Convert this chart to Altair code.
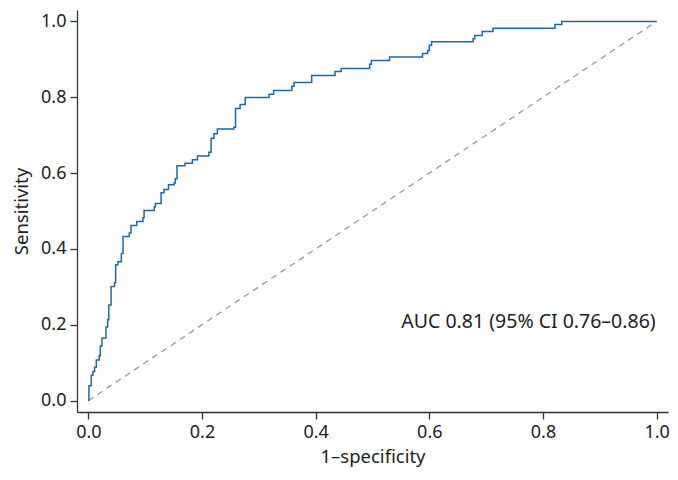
import altair as alt
import pandas as pd

fpr = [0, 0.001, 0.005, 0.008, 0.011, 0.014, 0.019, 0.021, 0.024, 0.031, 0.034, 0.036,
       0.040, 0.046, 0.048, 0.052, 0.058, 0.061, 0.072, 0.075, 0.085, 0.096, 0.098,
       0.116, 0.118, 0.128, 0.133, 0.141, 0.151, 0.153, 0.156, 0.170, 0.183, 0.192,
       0.212, 0.216, 0.221, 0.227, 0.256, 0.259, 0.267, 0.276, 0.318, 0.326, 0.358,
       0.362, 0.393, 0.434, 0.445, 0.495, 0.498, 0.530, 0.588, 0.597, 0.600, 0.604,
       0.677, 0.680, 0.693, 0.712, 0.821, 0.833, 1.0]
tpr = [0, 0.039, 0.067, 0.077, 0.088, 0.107, 0.118, 0.144, 0.165, 0.194, 0.213, 0.252,
       0.301, 0.311, 0.358, 0.366, 0.388, 0.433, 0.442, 0.462, 0.472, 0.482, 0.501,
       0.511, 0.520, 0.548, 0.557, 0.569, 0.574, 0.585, 0.619, 0.626, 0.635, 0.645,
       0.655, 0.692, 0.704, 0.716, 0.721, 0.770, 0.781, 0.799, 0.808, 0.818, 0.829,
       0.839, 0.857, 0.868, 0.876, 0.887, 0.897, 0.906, 0.915, 0.923, 0.937, 0.946,
       0.954, 0.963, 0.973, 0.982, 0.992, 1.0, 1.0]
diag_x = [0, 1]
diag_y = [0, 1]
tick_values = [0, 0.2, 0.4, 0.6, 0.8, 1.0]
auc_label = "AUC 0.81 (95% CI 0.76\u20130.86)"
auc_pos = (1.0, 0.206)

FONT = "Noto Sans"
roc = pd.DataFrame({"fpr": fpr, "tpr": tpr})
diag = pd.DataFrame({"fpr": diag_x, "tpr": diag_y})
lab = pd.DataFrame({"fpr": [auc_pos[0]], "tpr": [auc_pos[1]], "t": [auc_label]})

xscale = alt.Scale(domain=[-0.02, 1.02], nice=False, zero=False)
yscale = alt.Scale(domain=[-0.03, 1.03], nice=False, zero=False)
xaxis = alt.Axis(values=tick_values, format=".1f", title="1\u2013specificity",
                 titlePadding=6)
yaxis = alt.Axis(values=tick_values, format=".1f", title="Sensitivity",
                 titlePadding=9)

base_x = alt.X("fpr:Q", scale=xscale, axis=xaxis)
base_y = alt.Y("tpr:Q", scale=yscale, axis=yaxis)

diag_layer = alt.Chart(diag).mark_line(color="#9a9a9a", strokeDash=[6, 5], strokeWidth=1.3).encode(
    x=base_x, y=base_y)
roc_layer = alt.Chart(roc).mark_line(color="#2166a8", strokeWidth=1.5, interpolate="step-after").encode(
    x=base_x, y=base_y)
text_layer = alt.Chart(lab).mark_text(align="right", baseline="middle", font=FONT, fontSize=19.5,
                                      color="#222222", dx=-1).encode(x=base_x, y=base_y, text="t:N")

chart = alt.layer(diag_layer, roc_layer, text_layer).properties(
    width=591, height=402,
    autosize=alt.AutoSizeParams(type="none"),
    padding={"left": 69, "top": 2, "right": 2, "bottom": 56},
).configure_view(stroke=None).configure_axis(
    grid=False, domainColor="#333333", tickColor="#333333", labelColor="#222222",
    titleColor="#222222", labelFont=FONT, titleFont=FONT, labelFontSize=18,
    titleFontSize=18.5, titleFontWeight="normal", tickSize=7, labelPadding=4,
    domainWidth=1.3, tickWidth=1.3,
)

chart.save("out.html", embed_options={"renderer": "svg", "actions": False})
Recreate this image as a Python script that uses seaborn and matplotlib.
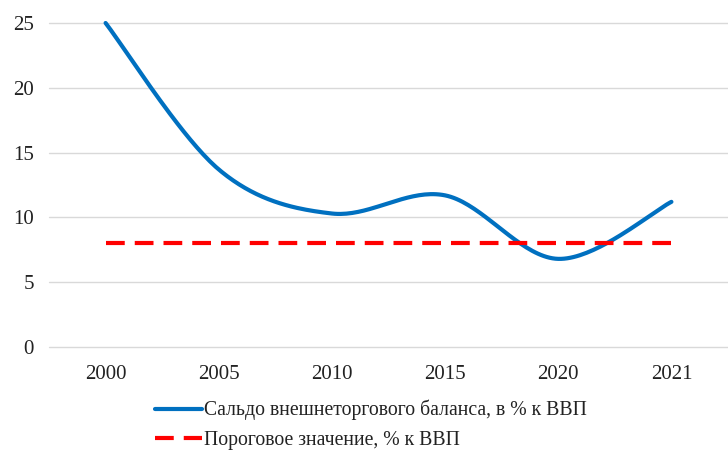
import numpy as np
import pandas as pd
import seaborn as sns
import matplotlib
matplotlib.use('Agg')
import matplotlib.pyplot as plt

# data
years = ['2000', '2005', '2010', '2015', '2020', '2021']
balance = [25.0, 13.7, 10.3, 11.7, 6.8, 11.2]
threshold = [8.0, 8.0, 8.0, 8.0, 8.0, 8.0]
label_balance = 'Сальдо внешнеторгового баланса, в % к ВВП'
label_threshold = 'Пороговое значение, % к ВВП'


def smooth(xs, ys, n=40):
    # Excel-style smoothed line: cubic Bezier segments with 1/6 tangents
    p = np.column_stack([xs, ys]).astype(float)
    out = []
    for i in range(len(p) - 1):
        p0 = p[i - 1] if i > 0 else p[i]
        p3 = p[i + 2] if i + 2 < len(p) else p[i + 1]
        a, b = p[i], p[i + 1]
        c1 = a + (b - p0) / 6
        c2 = b - (p3 - a) / 6
        t = np.linspace(0, 1, n)[:, None]
        seg = (1 - t) ** 3 * a + 3 * (1 - t) ** 2 * t * c1 + 3 * (1 - t) * t ** 2 * c2 + t ** 3 * b
        out.append(seg if i == 0 else seg[1:])
    return np.vstack(out)


pos = np.arange(len(years))
curve = smooth(pos, balance)
df_curve = pd.DataFrame({'x': curve[:, 0], 'y': curve[:, 1]})
df_thr = pd.DataFrame({'x': pos, 'y': threshold})

sns.set_style('white')
plt.rcParams['font.family'] = ['Liberation Serif', 'DejaVu Serif']

fig = plt.figure(figsize=(7.28, 4.51), dpi=100)
ax = fig.add_axes([49 / 728, 1 - 347 / 451, 1 - 49 / 728, (347 - 23) / 451])

sns.lineplot(data=df_curve, x='x', y='y', sort=False, ax=ax, color='#0070C0',
             linewidth=3, label=label_balance)
sns.lineplot(data=df_thr, x='x', y='y', ax=ax, color='#FF0000', linewidth=3,
             dashes=False, label=label_threshold)
ax.lines[1].set_dashes((4.5, 2.4))
ax.lines[1].set_dash_capstyle('butt')
for ln in ax.lines:
    ln.set_clip_on(False)

ax.set_xlim(-0.5, len(years) - 0.5)
ax.set_ylim(0, 25)
ax.set_yticks(range(0, 26, 5))
ax.set_xticks(pos)
ax.set_xticklabels(years)
ax.set_xlabel('')
ax.set_ylabel('')
ax.yaxis.grid(True, color='#d9d9d9', linewidth=1)
for g in ax.get_ygridlines():
    g.set_clip_on(False)
ax.set_axisbelow(True)
for s in ax.spines.values():
    s.set_visible(False)
ax.tick_params(axis='both', length=0, labelsize=15, colors='#222222')
ax.tick_params(axis='x', pad=13)
ax.tick_params(axis='y', pad=11)

handles, labels = ax.get_legend_handles_labels()
ax.legend_.remove()
leg = fig.legend(handles, labels, loc='upper left', bbox_to_anchor=(155 / 728, 1 - 400 / 451),
                 frameon=False, fontsize=14.2, handlelength=2.4, handletextpad=0.1,
                 labelspacing=0.52, borderpad=0, borderaxespad=0)
for t in leg.get_texts():
    t.set_color('#222222')

fig.savefig('out.png', dpi=100)
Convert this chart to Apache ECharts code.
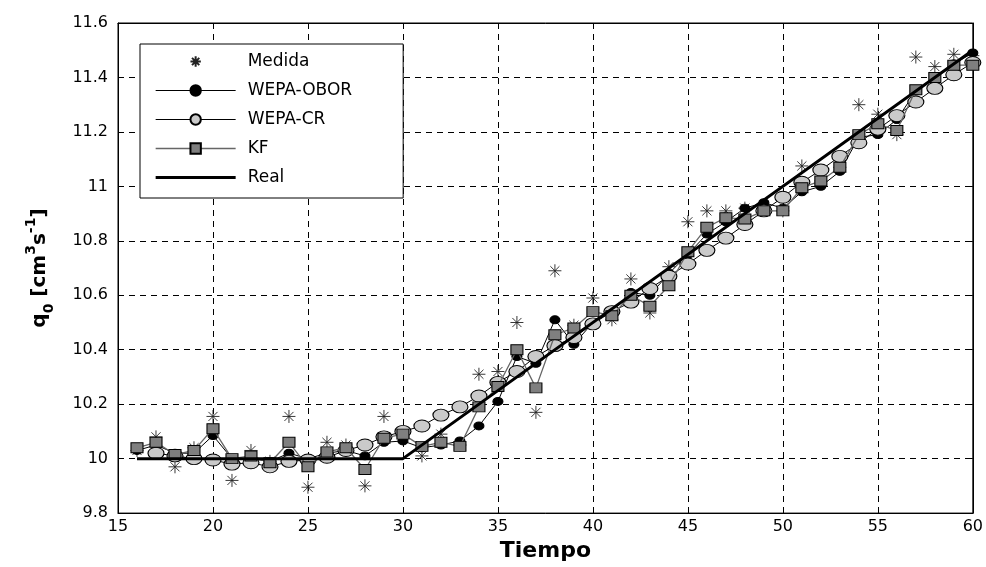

---

DIRECTION: Show each line of the listing that holds the string "this".

THE OUTPUT:
Convert this chart to Altair code.
Recreate this image as a Python script that uses seaborn and matplotlib.
Convert this chart to Apache ECharts code.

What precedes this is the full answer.